Tuesday, February 28, 2012

Good morning, All.  As you can tell, I didn't find anything to comment on yesterday.  I didn't watch the Oscars and I don't think the awards are worth the news time they have been getting for the last two months. I am so tired of Angelina Jolie's leg. The morning news has been going on about the line up for the new Dancing With The Stars season.  I don't watch it and I really wish I could hear less of it but they seem to think the program is worth repeated stories.  Last season we got the pre-show, show, post-show, post-post show stories and a repeat on Sunday afternoons.  In between we get a sprinkling of real news much of which we have already read on-line.

However, this should get interesting.  I have thought for some time that we should have a 'corporate death penalty.'  There are corporations that exhibit a predatory and corrupt culture--take a look at the accounts of Murdoch's News Corp.  Yet we have no legal way to deal with that.  At best a few 'sacrificial lambs' are prosecuted, get slaps on their wrists, and the company continues on its way having learned new ways to cover up its crimes.  I agree with one blogger (I'm sorry I don't remember who) who said he would believe corporations were persons when Texas executed one.  Amen!!  For more see this from NPR.

For the 'they keep telling us the economy is getting better but...' file--the local (Chicago) news last night carried a story about a major theft from a local cemetery.  It seems someone (or several someones) blitzed through and stole every kind of metal they could find--urns, grave markers, and so on.  The police are investigating but even if they find who did it the families of the dead are still stuck with the expense of replacing what was stolen which will be expensive.

I commented when I first read about this scandal that Japan seems to have its own MF Global mess.  Jess' Cafe Americain has more info and I may have been more accurate than I thought.  I wonder which 'major European bank' got the money by way of the Cayman Islands, Bermuda and Hong Kong.

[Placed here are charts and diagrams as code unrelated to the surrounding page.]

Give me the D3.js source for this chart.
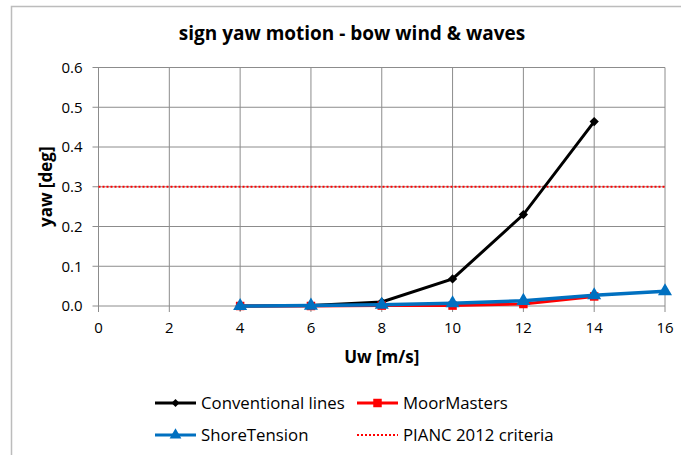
<!DOCTYPE html>
<style>
    body { margin: 0; background: #fff; }
    text { font-family: "Open Sans", Lato, sans-serif; fill: #000; }
</style>
<body>
<svg></svg>
<script src="https://d3js.org/d3.v7.min.js"></script>
<script>
    // values
    let uwConv = [4, 6, 8, 10, 12, 14],
        conventional = [0.0, 0.001, 0.01, 0.068, 0.23, 0.464];
    let uwMoor = [4, 6, 8, 10, 12, 14],
        moorMasters = [0.0, 0.0, 0.001, 0.001, 0.005, 0.024];
    let uwShore = [4, 6, 8, 10, 12, 14, 16],
        shoreTension = [0.0, 0.001, 0.003, 0.007, 0.013, 0.027, 0.037];
    let criteriaX = [0, 16],
        criteria = [0.3, 0.3];
    let xTicks = [0, 2, 4, 6, 8, 10, 12, 14, 16],
        yTicks = [0, 0.1, 0.2, 0.3, 0.4, 0.5, 0.6];

    let width = 681,
        height = 455;

    let svg = d3.select("svg")
        .attr("width", width)
        .attr("height", height);

    // outer chart border (runs off the right / bottom edge)
    svg.append("rect")
        .attr("x", 11.5).attr("y", 6.5)
        .attr("width", 700).attr("height", 470)
        .attr("fill", "#fff")
        .attr("stroke", "#bcbcbc")
        .attr("stroke-width", 1.5);

    let x = d3.scaleLinear().domain([0, 16]).range([98.5, 665]),
        y = d3.scaleLinear().domain([0, 0.6]).range([306, 67.5]);

    // grid
    let grid = svg.append("g").attr("stroke", "#8c8c8c").attr("stroke-width", 1);
    grid.selectAll(".gx").data(xTicks).enter().append("line")
        .attr("x1", d => x(d)).attr("x2", d => x(d))
        .attr("y1", y(0.6)).attr("y2", y(0) + 6);
    grid.selectAll(".gy").data(yTicks).enter().append("line")
        .attr("x1", x(0) - 6).attr("x2", x(16))
        .attr("y1", d => y(d)).attr("y2", d => y(d));

    // tick labels
    svg.append("g").selectAll("text").data(yTicks).enter().append("text")
        .attr("x", x(0) - 16).attr("y", d => y(d))
        .attr("dy", "0.35em")
        .attr("text-anchor", "end")
        .style("font-size", "15px")
        .text(d => d3.format(".1f")(d));

    svg.append("g").selectAll("text").data(xTicks).enter().append("text")
        .attr("x", d => x(d)).attr("y", y(0) + 27)
        .attr("text-anchor", "middle")
        .style("font-size", "15px")
        .text(d => d);

    // titles
    svg.append("text")
        .attr("x", 352).attr("y", 40)
        .attr("text-anchor", "middle")
        .style("font-size", "19px").style("font-weight", "bold")
        .text("sign yaw motion - bow wind & waves");

    svg.append("text")
        .attr("transform", "translate(52," + y(0.3) + ") rotate(-90)")
        .attr("text-anchor", "middle")
        .style("font-size", "17px").style("font-weight", "bold")
        .text("yaw [deg]");

    svg.append("text")
        .attr("x", x(8)).attr("y", 363)
        .attr("text-anchor", "middle")
        .style("font-size", "17px").style("font-weight", "bold")
        .text("Uw [m/s]");

    let line = d3.line().x(d => x(d[0])).y(d => y(d[1]));

    // criteria line
    svg.append("path")
        .datum(d3.zip(criteriaX, criteria))
        .attr("d", line)
        .attr("fill", "none")
        .attr("stroke", "#ff0000")
        .attr("stroke-width", 2)
        .attr("stroke-dasharray", "2,2");

    let series = [
        {name: "Conventional lines", xs: uwConv, ys: conventional, color: "#000000", marker: d3.symbolDiamond2, size: 55, w: 3},
        {name: "MoorMasters", xs: uwMoor, ys: moorMasters, color: "#ff0000", marker: d3.symbolSquare, size: 72, w: 3},
        {name: "ShoreTension", xs: uwShore, ys: shoreTension, color: "#0070c0", marker: d3.symbolTriangle, size: 85, w: 3.5}
    ];

    series.forEach(function (s) {
        let pts = d3.zip(s.xs, s.ys);
        svg.append("path")
            .datum(pts)
            .attr("d", line)
            .attr("fill", "none")
            .attr("stroke", s.color)
            .attr("stroke-width", s.w);
        svg.append("g").selectAll("path").data(pts).enter().append("path")
            .attr("d", d3.symbol().type(s.marker).size(s.size))
            .attr("transform", d => "translate(" + x(d[0]) + "," + y(d[1]) + ")")
            .attr("fill", s.color);
    });

    // legend
    let legendItems = [
        {name: "Conventional lines", color: "#000000", marker: d3.symbolDiamond2, size: 40, lx: 155, ly: 403},
        {name: "MoorMasters", color: "#ff0000", marker: d3.symbolSquare, size: 72, lx: 357, ly: 403},
        {name: "ShoreTension", color: "#0070c0", marker: d3.symbolTriangle, size: 60, lx: 155, ly: 435},
        {name: "PIANC 2012 criteria", color: "#ff0000", marker: null, lx: 357, ly: 435}
    ];

    let lg = svg.append("g").selectAll("g").data(legendItems).enter().append("g")
        .attr("transform", d => "translate(" + d.lx + "," + d.ly + ")");
    lg.append("line")
        .attr("x1", 0).attr("x2", 41)
        .attr("stroke", d => d.color)
        .attr("stroke-width", d => d.marker ? 3 : 2)
        .attr("stroke-dasharray", d => d.marker ? null : "2,2");
    lg.filter(d => d.marker).append("path")
        .attr("d", d => d3.symbol().type(d.marker).size(d.size)())
        .attr("transform", "translate(20.5,0)")
        .attr("fill", d => d.color);
    lg.append("text")
        .attr("x", 46).attr("dy", "0.35em")
        .style("font-size", "16.8px")
        .text(d => d.name);
</script>
</body>
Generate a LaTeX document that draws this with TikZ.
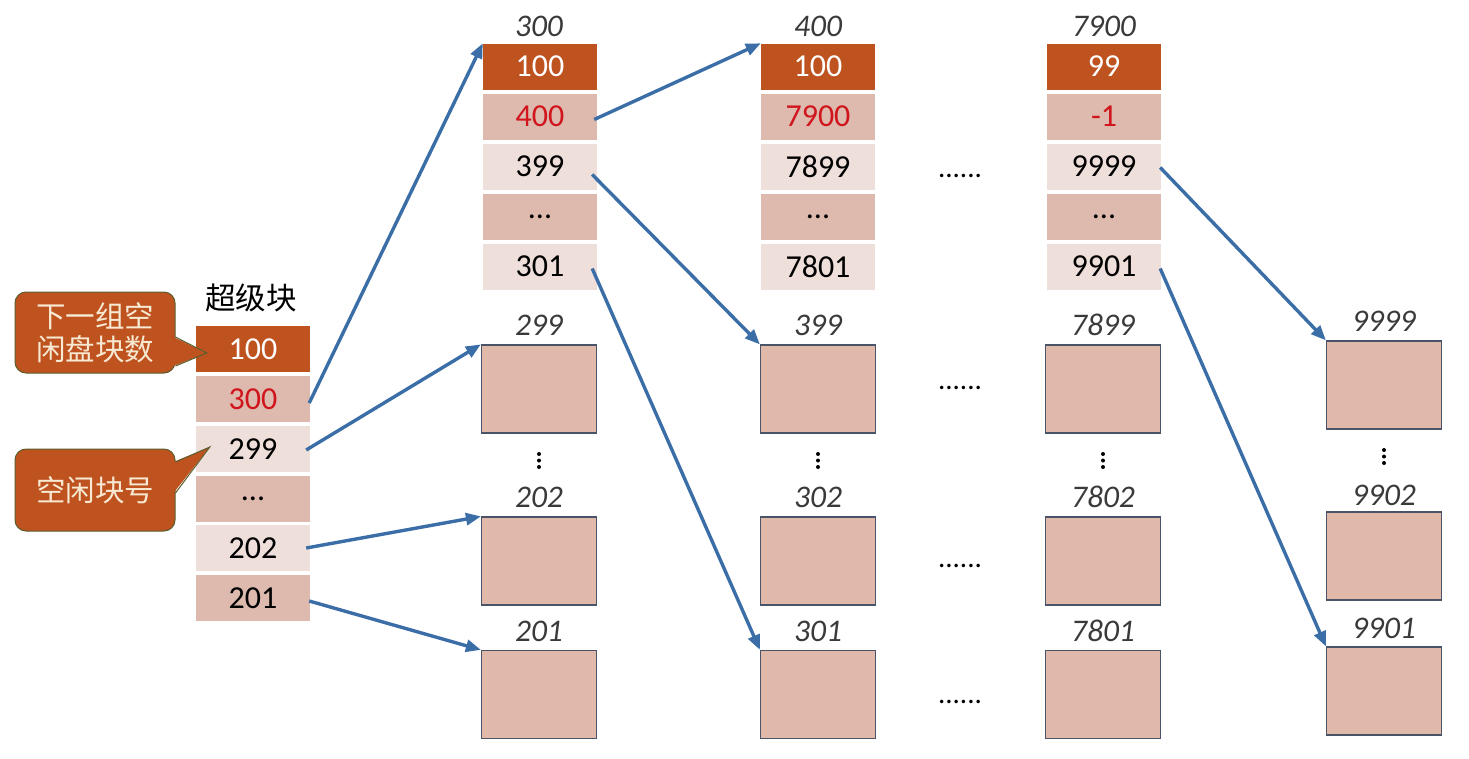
\documentclass[tikz,border=0pt]{standalone}
\usepackage{fontspec}
\setmainfont{Carlito}
\newfontfamily\cjk{Noto Sans CJK SC}
\usetikzlibrary{arrows.meta}

\definecolor{hdr}{HTML}{BE5320}
\definecolor{midrow}{HTML}{DDB9AE}
\definecolor{lightrow}{HTML}{EEDFDA}
\definecolor{blk}{HTML}{E0B9AA}
\definecolor{blkedge}{HTML}{4A5468}
\definecolor{linkblue}{HTML}{3B6EA6}
\definecolor{ptrred}{HTML}{D0151C}
\definecolor{calloutedge}{HTML}{5B5E2C}
\definecolor{callouttext}{HTML}{F7E9D2}
\definecolor{labelgray}{HTML}{3A3A3A}

\tikzset{
  cell/.style={minimum width=114pt, minimum height=46pt, inner sep=0pt,
    font=\fontsize{32}{34}\selectfont},
  hdrcell/.style={cell, fill=hdr, text=white},
  midcell/.style={cell, fill=midrow},
  lightcell/.style={cell, fill=lightrow},
  nextptr/.style={text=ptrred},
  diskblk/.style={draw=blkedge, line width=1.2pt, fill=blk,
    minimum width=115pt, minimum height=88pt, inner sep=0pt},
  blklabel/.style={font=\fontsize{31.5}{33}\selectfont\itshape, text=labelgray},
  hdots/.style={font=\fontsize{29}{30}\selectfont, anchor=base},
  vdotsnode/.style={minimum width=4pt, minimum height=18pt, inner sep=0pt},
  link/.style={draw=linkblue, line width=3.4pt,
    -{Triangle[length=15pt,width=12pt]}},
  calloutbox/.style={draw=calloutedge, line width=1pt, fill=hdr,
    rounded corners=11pt, text=callouttext, align=center,
    font=\cjk\fontsize{29.5}{33}\selectfont, inner sep=0pt},
}

\begin{document}
\begin{tikzpicture}[x=1pt,y=-1pt]
\useasboundingbox (0,0) rectangle (1469,758);

% ---- super block ----
\node[font=\cjk\fontsize{30.5}{32}\selectfont] (sbtitle) at (251,298) {超级块};
\node[hdrcell]            (sb1) at (253,349) {100};
\node[midcell,nextptr]    (sb2) at (253,399) {300};
\node[lightcell]          (sb3) at (253,449) {299};
\node[midcell]            (sb4) at (253,498.5) {...};
\node[lightcell]          (sb5) at (253,548) {202};
\node[midcell]            (sb6) at (253,598) {201};

% ---- group block 300 ----
\node[blklabel] (gal) at (539,26) {300};
\node[hdrcell]         (ga1) at (540,66.5)  {100};
\node[midcell,nextptr] (ga2) at (540,116.5) {400};
\node[lightcell]       (ga3) at (540,166.5) {399};
\node[midcell]         (ga4) at (540,216.5) {...};
\node[lightcell]       (ga5) at (540,266.5) {301};

% ---- group block 400 ----
\node[blklabel] (gbl) at (818,26) {400};
\node[hdrcell]         (gb1) at (818,66.5)  {100};
\node[midcell,nextptr] (gb2) at (818,116.5) {7900};
\node[lightcell]       (gb3) at (818,166.5) {7899};
\node[midcell]         (gb4) at (818,216.5) {...};
\node[lightcell]       (gb5) at (818,266.5) {7801};

% ---- group block 7900 ----
\node[blklabel] (gcl) at (1104,26) {7900};
\node[hdrcell]         (gc1) at (1104,66.5)  {99};
\node[midcell,nextptr] (gc2) at (1104,116.5) {-1};
\node[lightcell]       (gc3) at (1104,166.5) {9999};
\node[midcell]         (gc4) at (1104,216.5) {...};
\node[lightcell]       (gc5) at (1104,266.5) {9901};

% ---- free disk blocks ----
\node[diskblk] (b299) at (539,389)   {};
\node[diskblk] (b202) at (539,561)   {};
\node[diskblk] (b201) at (539,694.5) {};
\node[blklabel] (l299) at (539,325) {299};
\node[blklabel] (l202) at (539,497) {202};
\node[blklabel] (l201) at (539,631) {201};
\node[vdotsnode] (vd1) at (539,460.5) {};

\node[diskblk] (b399) at (818,389)   {};
\node[diskblk] (b302) at (818,561)   {};
\node[diskblk] (b301) at (818,694.5) {};
\node[blklabel] (l399) at (818,325) {399};
\node[blklabel] (l302) at (818,497) {302};
\node[blklabel] (l301) at (818,631) {301};
\node[vdotsnode] (vd2) at (818,460.5) {};

\node[diskblk] (b7899) at (1103,389)   {};
\node[diskblk] (b7802) at (1103,561)   {};
\node[diskblk] (b7801) at (1103,694.5) {};
\node[blklabel] (l7899) at (1103,325) {7899};
\node[blklabel] (l7802) at (1103,497) {7802};
\node[blklabel] (l7801) at (1103,631) {7801};
\node[vdotsnode] (vd3) at (1103,460.5) {};

\node[diskblk] (b9999) at (1384,385)   {};
\node[diskblk] (b9902) at (1384,556)   {};
\node[diskblk] (b9901) at (1384,691)   {};
\node[blklabel] (l9999) at (1384,321) {9999};
\node[blklabel] (l9902) at (1384,495) {9902};
\node[blklabel] (l9901) at (1384,628) {9901};
\node[vdotsnode] (vd4) at (1384,456.5) {};

% vertical ellipsis dots
\foreach \v in {vd1,vd2,vd3,vd4}{
  \fill ([yshift=6.5pt]\v.center) circle (2pt);
  \fill (\v.center) circle (2pt);
  \fill ([yshift=-6.5pt]\v.center) circle (2pt);
}

% ---- horizontal ellipses between groups ----
\node[hdots] (hd1) at (960,177) {......};
\node[hdots] (hd2) at (960,389) {......};
\node[hdots] (hd3) at (960,567) {......};
\node[hdots] (hd4) at (960,703) {......};

% ---- callouts ----
\node[calloutbox, minimum width=160pt, minimum height=81pt] (co1) at (95,332.5)
  {下一组空\\闲盘块数};
\coordinate (tip1) at ([xshift=11pt,yshift=-4pt]sb1.west);
\fill[hdr] ([xshift=-2pt,yshift=-4.5pt]co1.east) -- (tip1) -- ([xshift=-2pt,yshift=-33.5pt]co1.east) -- cycle;
\draw[calloutedge, line width=1pt] ([yshift=-4.5pt]co1.east) -- (tip1) -- ([yshift=-33.5pt]co1.east);

\node[calloutbox, minimum width=160pt, minimum height=82pt] (co2) at (95,490)
  {空闲块号};
\coordinate (tip2) at ([xshift=14pt,yshift=2pt]sb3.west);
\fill[hdr] ([xshift=-2pt,yshift=28pt]co2.east) -- (tip2) -- ([xshift=-2pt,yshift=-3pt]co2.east) -- cycle;
\draw[calloutedge, line width=1pt] ([yshift=28pt]co2.east) -- (tip2) -- ([yshift=-3pt]co2.east);

% ---- links ----
\draw[link] ([xshift=-1pt,yshift=-4pt]sb2.east) -- (ga1.north west);
\draw[link] ([xshift=-4pt,yshift=-1pt]sb3.east) -- (b299.north west);
\draw[link] ([xshift=-4pt,yshift=0pt]sb5.east) -- (b202.north west);
\draw[link] ([xshift=-1pt,yshift=-3pt]sb6.east) -- (b201.north west);
\draw[link] ([xshift=-3pt,yshift=-3pt]ga2.east) -- (gb1.north west);
\draw[link] ([xshift=-5pt,yshift=-8pt]ga3.east) -- (b399.north west);
\draw[link] ([xshift=-5pt,yshift=-2pt]ga5.east) -- (b301.north west);
\draw[link] ([xshift=-1pt,yshift=-1pt]gc3.east) -- (b9999.north west);
\draw[link] ([xshift=-1pt,yshift=-2pt]gc5.east) -- (b9901.north west);
\end{tikzpicture}
\end{document}
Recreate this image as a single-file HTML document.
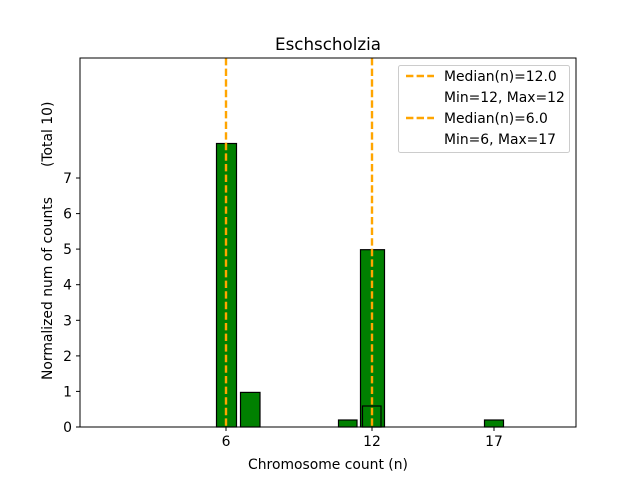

Barry Ritholtz wrote this commentary for the Washington Post which rather nicely sums up the so-called settlement between the big banks and the (now) 49 states' attorneys general.  They used to say that justice delayed is justice denied.  But that was when we had a government of laws.  Instead we now have a government of corporate 'persons' not laws.  To continue with a related theme this story on Fox Business really pisses me off.  Once upon a time there was another saying: ignorance of the law is no excuse.  Now, it seems, if the boys at MF Global didn't know they were committing fraud by raiding supposedly sequestered customer accounts they aren't criminally liable.  First, it was their job to know what they were doing.  Second,  WTF does 'sequestered' mean besides keep your hands off?